In a big push towards greater LGBT rights in Thailand, the country's four newly elected LGBT members have prompted the house to rethink its dress code. The MPs caused a stir with their bright colourful outfits right from their first day in the parliament.
On their first day in parliament on Monday after elections in March, the four newly elected MPs of the Future Forward Party caused a stir with their colourful outfits in contrast to the formal attire worn by other lawmakers.
“LGBT politicians can dress as they please, but the suits or dresses must be modest,” Sorasak Pienvej, secretary-general of the lower house of parliament, said. Tanwarin Sukkhapisit, Thailand's first transgender member of parliament wore a bright skirt and an orange blazer. I wanted to make a statement: 'I am here. This is who I am, and we need to address these issues',” said Tanwarin, who is also a filmmaker and identifies as non-binary.
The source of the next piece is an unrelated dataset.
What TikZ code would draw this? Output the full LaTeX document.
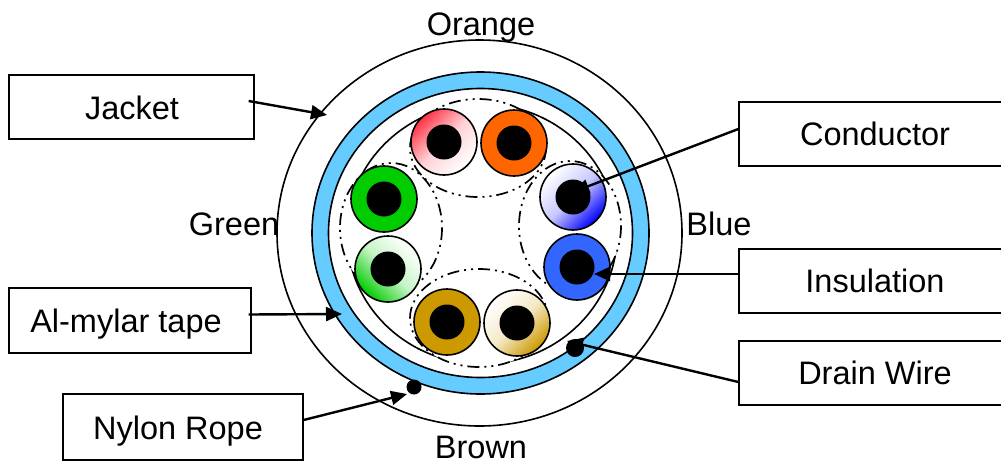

The most recent election was Thailand's first since a military coup in 2014 . It was also a significant one because there were some LGBT candidates running, including a transgender contender for prime minister. The largely conservative Buddhist society has built a reputation as a place with a relaxed attitude towards gender and sexual diversity since homosexuality was decriminalised in 1956.Earlier this year, Thailand finalised a draft Civil Partnership Bill that legally recognised same-sex couples as civil partners.
Even then, LGBT people face widespread discrimination, are often rejected by their families and mocked in the workplace, say human rights activists. “We must stop putting everyone in a box according to their gender,” Tanwarin said.